Abaza Zaur Dzugov in 1992 was 25 years old. By this time, he had already graduated from the road technical school, had served in the Soviet army, entered and graduated from the Karachay Pedagogical Institute with a degree in physical education. The young man had peace plans ahead. He did not imagine that he would face the war.

“Nobody suggests a war ... except for those who start it. Normal people don’t think about war at all,” explains Zaur.

The Patriotic War of the people of Abkhazia was a shock, a thunder in paradise for all the villagers of Zaur. On August 14, on the first day of hostilities on Abkhaz soil, in his native Starokuvinsk, Karachay-Cherkessia, the whole village gathered in the local House of Culture. There were outrages and calls, the volunteer recalls.

Soon Zaur with a group of men began to collect humanitarian aid. People gave to the Abkhaz people everything they could: food, money, tobacco.

After the liberation of Gagra in October 1992, a war veteran, Mohammed Kilba (Hero of Abkhazia, currently Secretary of the Security Council of Abkhazia - ed.) arrived on a two-day visit to the KChR. He returned to Abkhazia already with a group of volunteers, among whom was Zaur Dzugov.

“I made the decision overnight, without even thinking. Nobody knew anything at home. Then the parents were alive, the son was a little over a year old. But I did not discuss this decision with anyone,” says Zaur, and adds: “Mohammed Kilba was, and remains, our battalion commander. A professional military man with extensive experience in the military structures of the USSR, he knew military affairs very well, was older than we were, all the guys took his command. Muhammad was the one for us in the war after the Most High. He saved many lives.”

In total, 119 volunteers from Karachay-Cherkessia participated in the war for the liberation of Abkhazia, 13 of them died. The Union of Abkhaz volunteers was created in Cherkessk in memory of them and to support the families of the victims. At a certain time, the Union was headed by Zaur Dzugov.

With his active assistance in 2016, a monument to volunteers who died for the freedom and independence of Abkhazia appeared in Cherkessk. The monument was erected in the Walk of Fame in Victory Park next to the monument to the Afghan soldiers. On a granite stone about three meters high there is a black plate with the names of the dead carved on it.

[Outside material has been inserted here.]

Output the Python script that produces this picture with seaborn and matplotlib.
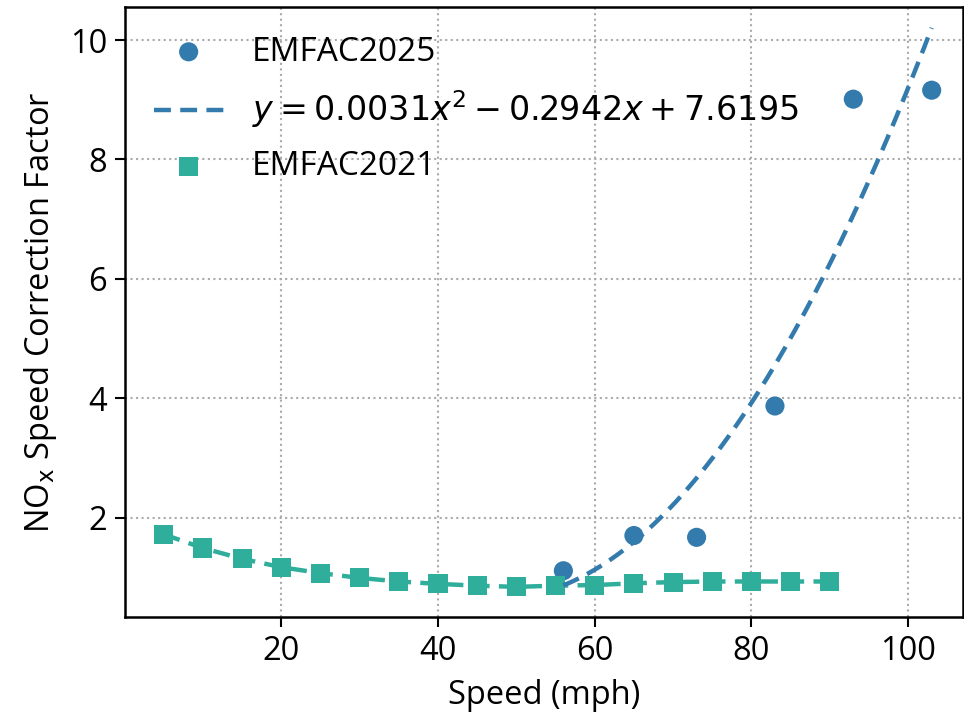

This is the second monument to Abkhaz volunteers in Russia: the first is installed in the capital of Kabardino-Balkaria, the city of Nalchik.

Glory to the courage and feat of volunteers

More than two thousand volunteers from different countries participated in the hostilities in Abkhazia. Of these, 51 people today have the title of “Hero of Abkhazia”. 247 people were awarded the Order of Leon, 623 - the medal “For Courage”. More than 260 volunteers died.

In the heroic town of Gudauta, in front of the building, where during the war the headquarters of the Confederation of Mountain Peoples of the Caucasus was located, there is a memorial stele to volunteers. The authors of the memorial are artists Batal Dzhapua, Timur Kaitan and Beslan Bagatelia. There is an eagle on the stele - a symbol of freedom, under its left wing the Abkhaz flag is depicted, and under the right - the flag of the Confederation.

This is one of the forms of immortalization of the memory of the highest manifestation of courage and human spirit of Abkhaz volunteers.